DOUG: Before we get to some specific experimentation examples and have it paid off for you. Congratulations on the tremendous recognition you received at Cannes. Can you talk a bit about that?
GREG: Thank you very much. On behalf of all of the people who had their hands on this. It was a Cannes Lions B2B Grand Prix award that was bestowed upon us for our work with our Super Bowl campaign, which launched into a year long integrated marketing campaign featuring actor Walton Goggins. And so, our work was recognized with the Grand Prix because it integrated a lot of the functions that come together in the marketing communications space, and it really was a team effort led by an amazing, creative, fantastic, very willing, and collaborative celebrity partner for us who is actually a small business owner. Just like we try to speak to every day through our messaging. And so many different people touched this from a public relations and communication standpoint. It was a fascinating campaign to work on, where we announced in November 2024 that we were going back to the Super Bowl as a company for the first time in eight years, after getting famous for being a Super Bowl advertiser for all those years. And then we also had Walton Goggins announcing that he had launched a small business called Walton Goggins Goggle Glasses, which got a ton of awareness and publicity. And we announced in January that those two things were one and the same, and that that very real business that he started was created using GoDaddy Airo, our AI experience, which ties all the prevailing AI platforms through our products. To help you as a small business owner, launch, start selling, market your business, everything you could possibly need, and you can do that now in a matter of minutes, as opposed to it used to take weeks or months.
DOUG: One of the things obviously you had that in mind, and we’re developing the campaign before he became the breakout star. I mean, The White Lotus is a franchise that was extremely well-known. But, you know, going into this season, you might not have known Walton Goggins if you were out there. How did you end up selecting him? And then obviously, there was some good fortune that he became such a crucial character in the show.
GREG: Without question, I think the most important thing for us was that we looked at celebrities to really embody the GoDaddy era was that we needed somebody who had small business interests and a kind of an entrepreneur at heart mindset. And Walton certainly has that. He’s had other businesses before. And when we sat down to talk to celebrity candidates, we wanted to know what were their what were their pet projects. they had maybe never launched before, or what were areas of business that they’d be interested in getting into. And that’s when this very quickly named business Walton Goggins goggle glasses took shape, and he leaned in in a tremendous way in interviews and on social media. You know, he did so much for small business owners and hopefuls out there to see how easy it is to start in this day and age, out with an internet presence. I mean, 20 years ago, 30 years ago, if you wanted a small business, you had to find a brick-and-mortar location, hire staff, get utilities, get insurance, and stop to inventory. Now, if you have a business idea, you can really launch that in a matter of minutes, especially using some of these AI powered tools. And if it works great, you’re off to the races. And if it doesn’t, you can sunset it and try five more by the end of the month. And that’s the beauty of this. I come from a long line of small business owners, and I think the stakes are actually very low now in terms of getting started, where the potential can be really high, and you can do a lot of experimentation on your own as a small business owner using these tools that are available to you.

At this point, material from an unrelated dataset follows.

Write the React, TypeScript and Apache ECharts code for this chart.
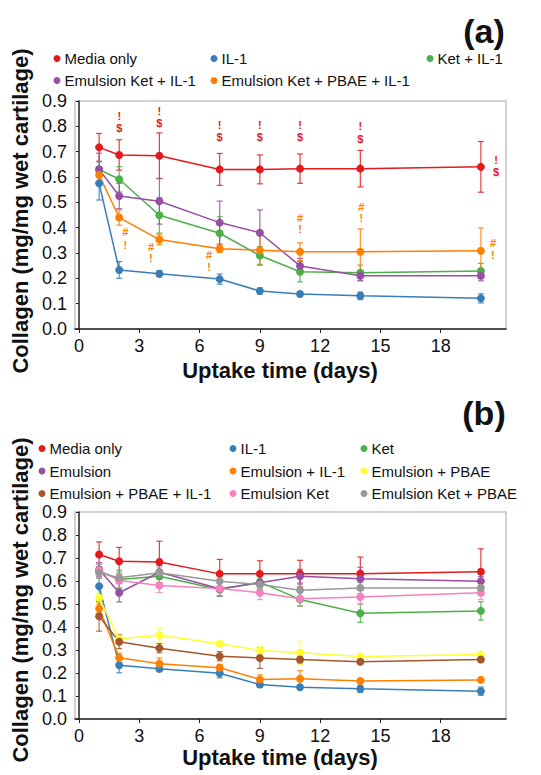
import React, { useEffect, useRef } from "react";
import * as echarts from "echarts";

const FONT = "'Liberation Sans', Arial, sans-serif";

const days = [1, 2, 4, 7, 9, 11, 14, 20];
const xTickValues = [0, 3, 6, 9, 12, 15, 18];

// Panel (a)
const aNames = ["Media only", "IL-1", "Ket + IL-1", "Emulsion Ket + IL-1", "Emulsion Ket + PBAE + IL-1"];
const aColors = ["#e41a1c", "#377eb8", "#4daf4a", "#984ea3", "#ff7f00"];
const aMedia = [0.717, 0.687, 0.684, 0.630, 0.630, 0.633, 0.633, 0.640];
const aMediaErr = [0.055, 0.06, 0.09, 0.063, 0.057, 0.058, 0.072, 0.10];
const aIL1 = [0.575, 0.233, 0.218, 0.197, 0.150, 0.138, 0.131, 0.121];
const aIL1Err = [0.066, 0.033, 0.012, 0.02, 0.012, 0.01, 0.015, 0.018];
const aKet = [0.630, 0.591, 0.449, 0.378, 0.290, 0.226, 0.222, 0.229];
const aKetErr = [0.03, 0.05, 0.07, 0.065, 0.035, 0.04, 0.03, 0.03];
const aEmKet = [0.630, 0.525, 0.504, 0.420, 0.380, 0.249, 0.210, 0.210];
const aEmKetErr = [0.064, 0.05, 0.09, 0.085, 0.09, 0.03, 0.02, 0.02];
const aEmKetPBAE = [0.608, 0.440, 0.353, 0.317, 0.311, 0.305, 0.305, 0.309];
const aEmKetPBAEErr = [0.03, 0.03, 0.02, 0.015, 0.06, 0.035, 0.09, 0.09];

// significance marks in panel (a): [day, value, symbol]
const aRedMarks: [number, number, string][] = [
  [2, 0.841, "!"], [2, 0.794, "$"],
  [4, 0.861, "!"], [4, 0.814, "$"],
  [7, 0.805, "!"], [7, 0.759, "$"],
  [9, 0.805, "!"], [9, 0.759, "$"],
  [11, 0.805, "!"], [11, 0.759, "$"],
  [14, 0.801, "!"], [14, 0.751, "$"],
  [20.75, 0.667, "!"], [20.75, 0.621, "$"],
];
const aOrangeMarks: [number, number, string][] = [
  [2.3, 0.384, "#"], [2.3, 0.332, "!"],
  [3.58, 0.324, "#"], [3.58, 0.280, "!"],
  [6.47, 0.292, "#"], [6.47, 0.246, "!"],
  [11, 0.438, "#"], [11, 0.395, "!"],
  [14.05, 0.483, "#"], [14.05, 0.438, "!"],
  [20.6, 0.338, "#"], [20.6, 0.292, "!"],
];

// Panel (b)
const bNames = [
  "Media only", "IL-1", "Ket",
  "Emulsion", "Emulsion + IL-1", "Emulsion + PBAE",
  "Emulsion + PBAE + IL-1", "Emulsion Ket", "Emulsion Ket + PBAE",
];
const bColors = ["#e41a1c", "#377eb8", "#4daf4a", "#984ea3", "#ff7f00", "#ffff33", "#a65628", "#f781bf", "#999999"];
const bMedia = [0.715, 0.686, 0.683, 0.631, 0.631, 0.632, 0.632, 0.640];
const bMediaErr = [0.055, 0.06, 0.09, 0.063, 0.057, 0.058, 0.072, 0.10];
const bIL1 = [0.577, 0.234, 0.218, 0.199, 0.150, 0.138, 0.131, 0.121];
const bIL1Err = [0.066, 0.033, 0.012, 0.02, 0.012, 0.01, 0.015, 0.018];
const bKet = [0.643, 0.607, 0.621, 0.563, 0.595, 0.520, 0.460, 0.470];
const bKetErr = [0.03, 0.04, 0.03, 0.03, 0.03, 0.03, 0.04, 0.04];
const bEm = [0.650, 0.549, 0.638, 0.566, 0.592, 0.621, 0.610, 0.599];
const bEmErr = [0.03, 0.04, 0.03, 0.03, 0.03, 0.03, 0.05, 0.02];
const bEmIL1 = [0.480, 0.266, 0.240, 0.223, 0.172, 0.175, 0.165, 0.170];
const bEmIL1Err = [0.02, 0.02, 0.025, 0.015, 0.02, 0.035, 0.01, 0.01];
const bEmPBAE = [0.527, 0.349, 0.364, 0.327, 0.298, 0.288, 0.272, 0.280];
const bEmPBAEErr = [0.02, 0.01, 0.03, 0.01, 0.015, 0.05, 0.01, 0.01];
const bEmPBAEIL1 = [0.447, 0.336, 0.308, 0.273, 0.265, 0.259, 0.249, 0.259];
const bEmPBAEIL1Err = [0.065, 0.03, 0.02, 0.02, 0.045, 0.015, 0.01, 0.01];
const bEmKet = [0.647, 0.602, 0.580, 0.567, 0.549, 0.523, 0.530, 0.549];
const bEmKetErr = [0.03, 0.03, 0.03, 0.03, 0.03, 0.03, 0.03, 0.03];
const bEmKetPBAE = [0.636, 0.614, 0.636, 0.599, 0.585, 0.560, 0.570, 0.570];
const bEmKetPBAEErr = [0.025, 0.025, 0.025, 0.025, 0.025, 0.025, 0.025, 0.025];

const aValues = [aMedia, aIL1, aKet, aEmKet, aEmKetPBAE];
const aErrs = [aMediaErr, aIL1Err, aKetErr, aEmKetErr, aEmKetPBAEErr];
const bValues = [bMedia, bIL1, bKet, bEm, bEmIL1, bEmPBAE, bEmPBAEIL1, bEmKet, bEmKetPBAE];
const bErrs = [bMediaErr, bIL1Err, bKetErr, bEmErr, bEmIL1Err, bEmPBAEErr, bEmPBAEIL1Err, bEmKetErr, bEmKetPBAEErr];

// legend layout (icon centre x, row centre y)
const aLegendPos: [number, number][] = [[57, 59], [214, 59], [430, 59], [57, 81], [214, 81]];
const bLegendPos: [number, number][] = [
  [42, 449], [233, 449], [364, 449],
  [42, 471.5], [233, 471.5], [364, 471.5],
  [42, 494], [233, 494], [364, 494],
];

function errorSeries(name: string, color: string, vals: number[], errs: number[], idx: number) {
  return {
    type: "custom",
    name: name + " error",
    xAxisIndex: idx,
    yAxisIndex: idx,
    z: 1,
    silent: true,
    data: days.map((d, i) => [d, vals[i], errs[i]]),
    renderItem: (params: any, api: any) => {
      const x = api.value(0);
      const y = api.value(1);
      const e = api.value(2);
      const top = api.coord([x, y + e]);
      const bot = api.coord([x, y - e]);
      const cap = 3;
      const st = { stroke: color, lineWidth: 1.2, opacity: 0.85 };
      return {
        type: "group",
        children: [
          { type: "line", shape: { x1: top[0], y1: top[1], x2: bot[0], y2: bot[1] }, style: st },
          { type: "line", shape: { x1: top[0] - cap, y1: top[1], x2: top[0] + cap, y2: top[1] }, style: st },
          { type: "line", shape: { x1: bot[0] - cap, y1: bot[1], x2: bot[0] + cap, y2: bot[1] }, style: st },
        ],
      };
    },
  };
}

function lineSeries(name: string, color: string, vals: number[], idx: number) {
  return {
    type: "line",
    name,
    xAxisIndex: idx,
    yAxisIndex: idx,
    z: 3,
    color,
    symbol: "circle",
    symbolSize: 8,
    lineStyle: { width: 1.5, color },
    itemStyle: { color },
    data: days.map((d, i) => [d, vals[i]]),
  };
}

function markSeries(name: string, color: string, marks: [number, number, string][]) {
  return {
    type: "custom",
    name,
    xAxisIndex: 0,
    yAxisIndex: 0,
    z: 4,
    silent: true,
    data: marks.map((m) => [m[0], m[1]]),
    renderItem: (params: any, api: any) => {
      const p = api.coord([api.value(0), api.value(1)]);
      const t = marks[params.dataIndex][2];
      return {
        type: "text",
        x: p[0],
        y: p[1],
        style: {
          text: t,
          fill: color,
          font: "bold 11px " + FONT,
          align: "center",
          verticalAlign: "middle",
        },
      };
    },
  };
}

function legendFor(name: string, pos: [number, number]) {
  return {
    data: [name],
    left: pos[0] - 3.5,
    top: pos[1] - 8,
    padding: 0,
    icon: "circle",
    itemWidth: 7,
    itemHeight: 7,
    selectedMode: false,
    textStyle: { fontSize: 15, color: "#111", fontFamily: FONT, padding: [0, 0, 0, -1] },
  };
}

function xAxisFor(idx: number) {
  return {
    type: "value",
    gridIndex: idx,
    min: -0.2,
    max: 21.25,
    axisLine: { show: true, lineStyle: { color: "#222", width: 1.5 } },
    axisTick: { show: true, length: 4, lineStyle: { color: "#222" }, customValues: xTickValues },
    axisLabel: { fontSize: 18, color: "#111", fontFamily: FONT, margin: 8, customValues: xTickValues },
    splitLine: { show: false },
  };
}

function yAxisFor(idx: number) {
  return {
    type: "value",
    gridIndex: idx,
    min: 0,
    max: 0.9,
    interval: 0.1,
    axisLine: { show: true, lineStyle: { color: "#222", width: 1.5 } },
    axisTick: { show: true, length: 3, lineStyle: { color: "#222" } },
    axisLabel: {
      fontSize: 18,
      color: "#111",
      fontFamily: FONT,
      margin: 8,
      formatter: (v: number) => v.toFixed(1),
    },
    splitLine: { show: false },
  };
}

export default function App() {
  const ref = useRef<HTMLDivElement>(null);
  useEffect(() => {
    if (!ref.current) return;
    const chart = echarts.init(ref.current, undefined, { renderer: "svg" });
    const series: any[] = [];
    aNames.forEach((n, i) => series.push(errorSeries(n, aColors[i], aValues[i], aErrs[i], 0)));
    aNames.forEach((n, i) => series.push(lineSeries(n, aColors[i], aValues[i], 0)));
    bNames.forEach((n, i) => series.push(errorSeries(n, bColors[i], bValues[i], bErrs[i], 1)));
    bNames.forEach((n, i) => series.push(lineSeries(n, bColors[i], bValues[i], 1)));
    series.push(markSeries("marks red", "#e41a1c", aRedMarks));
    series.push(markSeries("marks orange", "#ff7f00", aOrangeMarks));

    const legends = [
      ...aNames.map((n, i) => legendFor(n, aLegendPos[i])),
      ...bNames.map((n, i) => legendFor(n, bLegendPos[i])),
    ];

    const titleStyle = { fill: "#111", font: "bold 22px " + FONT, align: "center", verticalAlign: "middle" };

    chart.setOption({
      animation: false,
      backgroundColor: "#fff",
      grid: [
        { left: 75, top: 101, width: 431, height: 228, show: true, borderColor: "#c4c4c4", borderWidth: 1.5 },
        { left: 75, top: 512, width: 431, height: 207, show: true, borderColor: "#c4c4c4", borderWidth: 1.5 },
      ],
      xAxis: [xAxisFor(0), xAxisFor(1)],
      yAxis: [yAxisFor(0), yAxisFor(1)],
      legend: legends,
      series,
      graphic: [
        { type: "text", x: 484, y: 31, style: { text: "(a)", fill: "#111", font: "bold 34px " + FONT, align: "center", verticalAlign: "middle" } },
        { type: "text", x: 484, y: 413, style: { text: "(b)", fill: "#111", font: "bold 34px " + FONT, align: "center", verticalAlign: "middle" } },
        { type: "text", x: 20, y: 211, rotation: Math.PI / 2, style: { ...titleStyle, text: "Collagen (mg/mg wet cartilage)" } },
        { type: "text", x: 280, y: 370, style: { ...titleStyle, text: "Uptake time (days)" } },
        { type: "text", x: 20, y: 600, rotation: Math.PI / 2, style: { ...titleStyle, text: "Collagen (mg/mg wet cartilage)" } },
        { type: "text", x: 280, y: 757, style: { ...titleStyle, text: "Uptake time (days)" } },
      ],
    });
    return () => chart.dispose();
  }, []);
  return (
    <div
      ref={ref}
      style={{ position: "absolute", left: 0, top: 0, width: 541, height: 775, background: "#fff" }}
    />
  );
}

DOUG: I don’t even know if it was called bootstrapping then, but I end up bootstrapping it from a fourth floor walkup apartment in New York City that I shared with a roommate with my six foot by 12 foot bedroom in there. Pretty crazy, but we were talking experimentation. Any recent examples that have paid off? Obviously, the Super Bowl. Did you do some experimenting with that? Or if there are other examples you want to share?
GREG: Certainly, with a project as expansive and all-consuming as launching a Super Bowl ad, especially one that kicks off a year-long integrated marketing communications campaign, it was important for us to have experimentation baked into all the different tentacles of this octopus, and so we saw a lot of different experiments baked in for us. On the communication side, it was really important to figure out how we might be able to stand out from the crowd, because any Super Bowl ad is a sizable investment for any organization, and you want to make sure that your creative has an opportunity to get noticed. And so, for us, it was not just the revelation that GoDaddy was coming back after an eight-year hiatus. It was that we had a very unique campaign to launch. And so once we revealed in January of 2025 that GoDaddy Super Bowl ad was tied to this brand new business launched by Walton Goggins, whose star was most certainly on the rise, we really wanted to bake that into the types of media outlets that we approached, the kind of storytelling we could do on our own through own channels and sponsored channels, and then through social media as well. And so, we had a lot of that baked in. It even went so far as to how we engaged our own employees. And so, with a little bit of experimentation, we had a video series that culminated in the reveal that two of our employees at each interval would get Super Bowl tickets, and we didn’t send any executives to the game. We actually let our employees go and enjoy being at the Super Bowl as part of this campaign, because it was a way to drum up interest internally and support and encouragement for employees to develop a lot of pride around GoDaddy being back in the Super Bowl again.
DOUG: Is there anything personal that you want to share that people might not know about you?
GREG: I have a lot of hobbies. I play a lot of sports. Some of them well, some of them not so well. But one thing that I’ve enjoyed over the last ten years is endurance hiking. And so, I recently completed a hike for Make-A-Wish Foundation two years ago, where I hiked 28 miles in one day to raise money for the wish kids that Make-A-Wish Foundation, an amazing organization, supports. This year, I decided to push that boundary a little bit further. So, with some friends, I made it 30 miles in one day. And so, it reminds me of the work that we do every day in communications, which is it’s rarely a sprint, it’s usually a marathon. And while I’m not a runner, you’re always going uphill in communications and bringing people along with you and encouraging each other. So, if there’s a metaphor in there somewhere that’s a value to somebody, that would be fantastic. But for me, it’s a great way to think about life and a great way to think about challenges ahead of you.
DOUG: That’s really awesome. Thanks so much for being with us.
GREG: Thank you, Doug, for the opportunity to chat with you.